Listed Companies Emerge as Slowest Payers
Listed Companies Emerge as Slowest
Payers
Publicly-traded firms took a record
week longer to pay bills than private sector
Publicly-listed firms took nearly a week longer than private firms to pay their bills in the three months to December 2011, according to debt collection agency Dun & Bradstreet.
Dun & Bradstreet’s latest Trade Payments Analysis- which examines the ability of firms to pay their bills, and pay them on time- reveals that this disparity in payment terms has been the largest of the past four years.
While payment terms for private companies were on par with the national average of 44.6 days, their publicly-listed counterparts averaged payment terms of 51 days, 2.2 days longer than the previous quarter and 5.8 days longer than the same quarter a year ago.
John Scott, General Manager of D&B New Zealand, believes that these figures represent a concerning shift in payment behaviour from listed companies, particularly since the standard payment period is only 30 days.
“This is indicative of an inherent mismanagement of cash flow that can be potentially hazardous to their financial health, given that firms on the stock exchange contribute significantly to the New Zealand economy,” said Mr Scott.
While listed firms have historically taken longer than their private counterparts to pay their accounts, the latest spike brings payment terms for listed companies to their highest in ten quarters after steadily rising upwards for the past two years.
This correlates with D&B data, which indicates that large firms, those with 500 or more employees were the slowest payers at nearly 49 days. In contrast, firms with one to 20 employees took the least amount of time to pay their bills at 43 days during the December quarter.

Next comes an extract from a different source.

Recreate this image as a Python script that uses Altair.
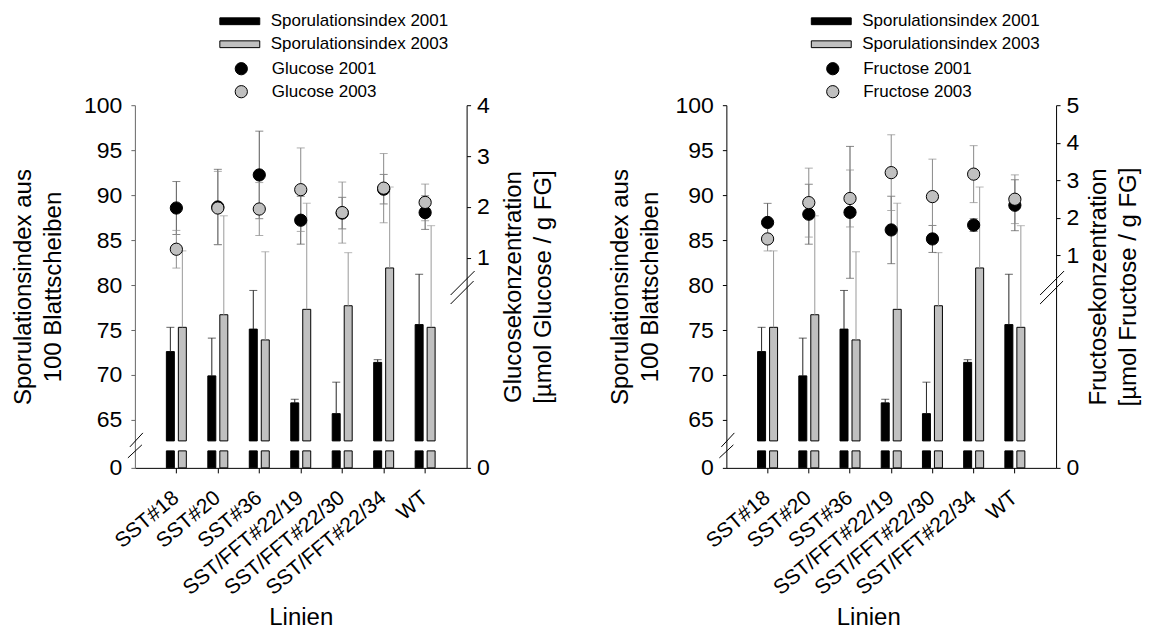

According to Mr Scott, the impact of late payments is often less noticeable on a large firm’s cash flow cycle than smaller firms but is just as, if not more important.
“Wherever possible, small businesses pay their bills as soon as they can because they have tighter cash flow cycles and if they are consistently delinquent, we see this reflected in an increased failure rates.”

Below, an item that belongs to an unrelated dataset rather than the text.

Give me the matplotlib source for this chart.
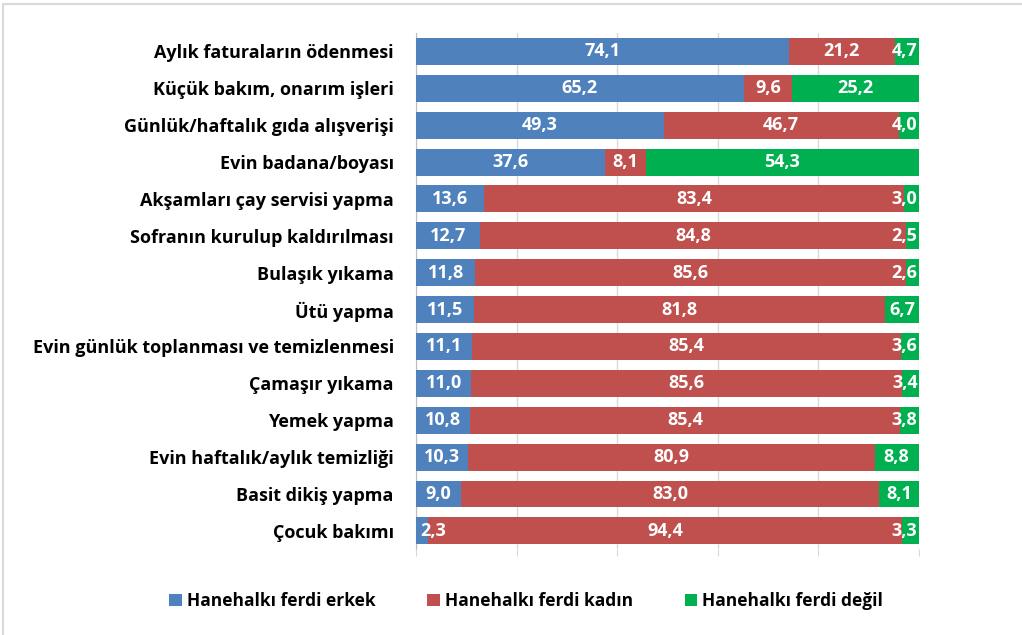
import numpy as np
import matplotlib.pyplot as plt
from matplotlib.patches import Rectangle

# veriler
gorevler = ['Aylık faturaların ödenmesi', 'Küçük bakım, onarım işleri',
            'Günlük/haftalık gıda alışverişi', 'Evin badana/boyası',
            'Akşamları çay servisi yapma', 'Sofranın kurulup kaldırılması',
            'Bulaşık yıkama', 'Ütü yapma',
            'Evin günlük toplanması ve temizlenmesi', 'Çamaşır yıkama',
            'Yemek yapma', 'Evin haftalık/aylık temizliği',
            'Basit dikiş yapma', 'Çocuk bakımı']
erkek = [74.1, 65.2, 49.3, 37.6, 13.6, 12.7, 11.8, 11.5, 11.1, 11.0, 10.8, 10.3, 9.0, 2.3]
kadin = [21.2, 9.6, 46.7, 8.1, 83.4, 84.8, 85.6, 81.8, 85.4, 85.6, 85.4, 80.9, 83.0, 94.4]
degil = [4.7, 25.2, 4.0, 54.3, 3.0, 2.5, 2.6, 6.7, 3.6, 3.4, 3.8, 8.8, 8.1, 3.3]
seri_adlari = ['Hanehalkı ferdi erkek', 'Hanehalkı ferdi kadın', 'Hanehalkı ferdi değil']
renkler = ['#4F81BD', '#C0504D', '#00B050']

plt.rcParams['font.family'] = ['Open Sans', 'DejaVu Sans']

fig = plt.figure(figsize=(10.22, 6.35), dpi=100)
ax = fig.add_axes([0.407, 0.135, 0.492, 0.813])

_y = np.arange(len(gorevler))
sol = np.zeros(len(gorevler))
for seri, ad, renk in zip([erkek, kadin, degil], seri_adlari, renkler):
    ax.barh(_y, seri, left=sol, height=0.73, color=renk, label=ad, zorder=3)
    # etiketler: dar dilimlerde çubuğun içinde kalsın
    for yi, (l, v) in enumerate(zip(sol, seri)):
        xc = min(max(l + v / 2, 3.4), 97.2)
        ax.text(xc, yi, f'{v:.1f}'.replace('.', ','), ha='center', va='center',
                color='white', fontweight='bold', fontsize=13, zorder=4)
    sol += np.array(seri)

ax.set_xlim(0, 100)
ax.set_ylim(len(gorevler) - 0.5, -0.5)
ax.set_yticks(_y)
ax.set_yticklabels(gorevler, fontweight='bold', fontsize=13)
ax.set_xticks(range(0, 101, 20))
ax.set_xticklabels([])
ax.tick_params(axis='y', length=0, pad=16)
ax.tick_params(axis='x', length=5, color='#D9D9D9', direction='out')

# grid
ax.grid(axis='x', color='#D9D9D9', linewidth=1, zorder=0)
for s in ['top', 'right', 'bottom']:
    ax.spines[s].set_visible(False)
ax.spines['left'].set_color('#BFBFBF')

fig.legend(loc='center', bbox_to_anchor=(0.515, 0.054), ncol=3, frameon=False,
           prop={'weight': 'bold', 'size': 12.5}, handlelength=0.7, handleheight=0.7,
           handletextpad=0.3, columnspacing=3.0)

# dış çerçeve
fig.patches.append(Rectangle((0.003, -0.01), 1.2, 1.003, transform=fig.transFigure,
                             fill=False, edgecolor='#D9D9D9', linewidth=1.5))

plt.savefig('out.png')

“Conversely, large businesses with more generous cash reserves are more able to stem any short-term cash flow problems and hence are less likely to fail. This is extremely worrying given the long-term implications of not paying on time,” Mr Scott said.
The D&B Trade Payments Analysis for the December 2011 quarter also found that:
• Kiwi businesses took an average of 44.6 days to pay their bills in the December quarter;
• Businesses averaged a payment term of 45.2 days during the 2011 calendar year, representing an increase of nearly a day from 2010;
• Over half (52 percent) of businesses were
more than a day late in settling their accounts, with almost
five percent of all firms 30+ days late;
• The
forestry sector was the fastest to pay, with payment terms
at 39.4 days. Conversely, the electric, gas and sanitary
services sector was the slowest paying group at 52.8
days;
• Large firms of 500 or more employees were
once again the slowest paying group, recording repayment
times of 48.8 days. Businesses with 6-19 employees were the
quickest to pay, averaging 42.7 days to settle their
accounts; and
• Firms based in Auckland took the
longest to pay with average payment terms at 46.3 days.
Christchurch firms took 45 days to settle their accounts,
making them the fastest-paying city.
Despite national payment terms remaining relatively stagnant quarter on quarter, certain key sectors saw notable deterioration in the time it takes them to settle accounts during the December quarter 2011.
The mining, fishing, agriculture and forestry sectors recorded deterioration in payment terms over the last quarter, after three quarters of improvement; a signal New Zealand’s strong commodity growth could be easing.
In particular, mining firms— traditionally faster payers—took 1.8 days longer to pay their bills since the September quarter, consistent with a 0.8 percentage point drop in the ANZ Commodity Price Index to its lowest level in a year.